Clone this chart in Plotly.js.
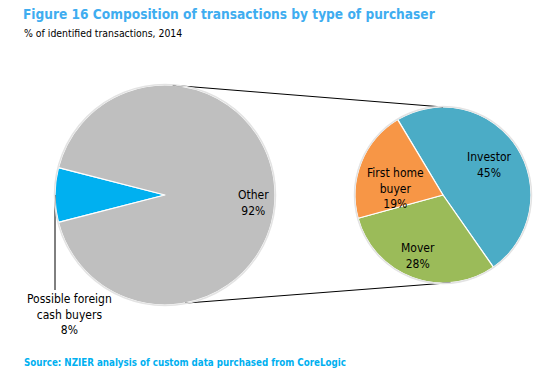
<!DOCTYPE html>
<html><head><meta charset="utf-8">
<script src="https://cdn.plot.ly/plotly-3.0.1.min.js"></script>
<style>html,body{margin:0;padding:0;background:#fff}#chart{width:550px;height:380px}</style>
</head><body><div id="chart"></div>
<script>
// Data
const mainLabels = ["Possible foreign cash buyers", "Other"];
const mainText = ["Possible foreign<br>cash buyers<br>8%", "Other<br>92%"];
const mainValues = [8, 92];
const subLabels = ["Investor", "Mover", "First home buyer"];
const subText = ["Investor<br>45%", "Mover<br>28%", "First home<br>buyer<br>19%"];
const subValues = [45, 28, 19];

const W = 550, H = 380;
const bigDom = {x: [0.1, 0.5], y: [1 - 305 / 380, 1 - 85 / 380]};
const smallDom = {x: [355 / 550, 531 / 550], y: [1 - 283 / 380, 1 - 107 / 380]};

const font = "'DejaVu Sans Condensed', 'DejaVu Sans', sans-serif";
const textFont = {family: "'DejaVu Sans Condensed', 'DejaVu Sans', sans-serif", size: 12, color: "#000"};

const subRotation = -31;
const traces = [
  {
    type: "pie", labels: mainLabels, values: mainValues, sort: false,
    direction: "clockwise", rotation: 270 - 8 / 100 * 180,
    domain: bigDom, textinfo: "none", hoverinfo: "label+value",
    marker: {colors: ["#00b0f0", "#bfbfbf"], line: {color: "#ffffff", width: 1.2}},
    showlegend: false
  },
  {
    type: "pie", labels: subLabels, values: subValues, sort: false,
    direction: "clockwise", rotation: subRotation,
    domain: smallDom, textinfo: "none",
    marker: {colors: ["#4bacc6", "#9bbb59", "#f79646"], line: {color: "#ffffff", width: 1.2}},
    showlegend: false
  }
];

// geometry helpers (pixel space)
function geo(d) {
  const x0 = d.x[0] * W, x1 = d.x[1] * W, y0 = (1 - d.y[1]) * H, y1 = (1 - d.y[0]) * H;
  return {cx: (x0 + x1) / 2, cy: (y0 + y1) / 2, r: Math.min(x1 - x0, y1 - y0) / 2};
}
const gb = geo(bigDom), gs = geo(smallDom);
function pt(g, degCw, rr) { const a = degCw * Math.PI / 180; return [g.cx + rr * g.r * Math.sin(a), g.cy - rr * g.r * Math.cos(a)]; }
const px = (x) => x / W, py = (y) => 1 - y / H;

const tA = pt(gb, 4, 1.0), tB = pt(gs, 0, 1.0);
const bA = pt(gb, 169.5, 1.0), bB = pt(gs, 175, 1.0);
const leadTop = pt(gb, 270, 1.0);

const shapes = [
  {type: "line", xref: "paper", yref: "paper", x0: px(tA[0]), y0: py(tA[1]), x1: px(tB[0]), y1: py(tB[1]), line: {color: "#000", width: 1}},
  {type: "line", xref: "paper", yref: "paper", x0: px(bA[0]), y0: py(bA[1]), x1: px(bB[0]), y1: py(bB[1]), line: {color: "#000", width: 1}},
  {type: "line", xref: "paper", yref: "paper", x0: px(leadTop[0]), y0: py(leadTop[1]), x1: px(leadTop[0]), y1: py(290), line: {color: "#000", width: 1}},
  {type: "circle", xref: "paper", yref: "paper", x0: px(gb.cx - gb.r - 0.5), x1: px(gb.cx + gb.r + 0.5), y0: py(gb.cy - gb.r - 0.5), y1: py(gb.cy + gb.r + 0.5), line: {color: "#e3e3e3", width: 1.5}, layer: "above"},
  {type: "circle", xref: "paper", yref: "paper", x0: px(gs.cx - gs.r - 0.5), x1: px(gs.cx + gs.r + 0.5), y0: py(gs.cy - gs.r - 0.5), y1: py(gs.cy + gs.r + 0.5), line: {color: "#e3e3e3", width: 1.5}, layer: "above"}
];

// label placement for small pie slices: [angle offset within slice (fraction), radius fraction]
const subLabelPos = [[0.5, 0.63], [0.52, 0.75], [0.31, 0.54]];
const subTotal = subValues.reduce((a, b) => a + b, 0);
const subAnn = [];
let acc = subRotation;
subValues.forEach((v, i) => {
  const span = v / subTotal * 360;
  const mid = acc + span * subLabelPos[i][0];
  acc += span;
  const p = pt(gs, mid, subLabelPos[i][1]);
  subAnn.push({xref: "paper", yref: "paper", x: px(p[0]), y: py(p[1]), xanchor: "center", yanchor: "middle",
    showarrow: false, text: subText[i], font: textFont});
});

const annotations = [
  {xref: "paper", yref: "paper", x: px(21), y: py(14), xanchor: "left", yanchor: "middle", showarrow: false,
   text: "<b>Figure 16 Composition of transactions by type of purchaser</b>", font: {family: font, size: 13.6, color: "#3fadf0"}},
  {xref: "paper", yref: "paper", x: px(22), y: py(33), xanchor: "left", yanchor: "middle", showarrow: false,
   text: "% of identified transactions, 2014", font: {family: font, size: 10.4, color: "#000"}},
  {xref: "paper", yref: "paper", x: px(22), y: py(362), xanchor: "left", yanchor: "middle", showarrow: false,
   text: "<b>Source: NZIER analysis of custom data purchased from CoreLogic</b>", font: {family: font, size: 9.7, color: "#00b0f0"}},
  {xref: "paper", yref: "paper", x: px(253), y: py(203), xanchor: "center", yanchor: "middle", showarrow: false,
   text: mainText[1], font: textFont},
  {xref: "paper", yref: "paper", x: px(69), y: py(314), xanchor: "center", yanchor: "middle", showarrow: false,
   text: mainText[0], font: textFont}
].concat(subAnn);

Plotly.newPlot("chart", traces, {
  width: W, height: H, margin: {l: 0, r: 0, t: 0, b: 0},
  paper_bgcolor: "#fff", shapes: shapes, annotations: annotations
}, {displayModeBar: false, staticPlot: true});
</script></body></html>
# # # # # # #
* **EXERCISE DIRECTIONS**:
Go from the first line of the data above to the line containing "550], y: [1" and retype exactly those lines, both included, but none of the pictures.

* **CORRECT OUTPUT**:
Clone this chart in Plotly.js.
<!DOCTYPE html>
<html><head><meta charset="utf-8">
<script src="https://cdn.plot.ly/plotly-3.0.1.min.js"></script>
<style>html,body{margin:0;padding:0;background:#fff}#chart{width:550px;height:380px}</style>
</head><body><div id="chart"></div>
<script>
// Data
const mainLabels = ["Possible foreign cash buyers", "Other"];
const mainText = ["Possible foreign<br>cash buyers<br>8%", "Other<br>92%"];
const mainValues = [8, 92];
const subLabels = ["Investor", "Mover", "First home buyer"];
const subText = ["Investor<br>45%", "Mover<br>28%", "First home<br>buyer<br>19%"];
const subValues = [45, 28, 19];

const W = 550, H = 380;
const bigDom = {x: [0.1, 0.5], y: [1 - 305 / 380, 1 - 85 / 380]};
const smallDom = {x: [355 / 550, 531 / 550], y: [1 - 283 / 380, 1 - 107 / 380]};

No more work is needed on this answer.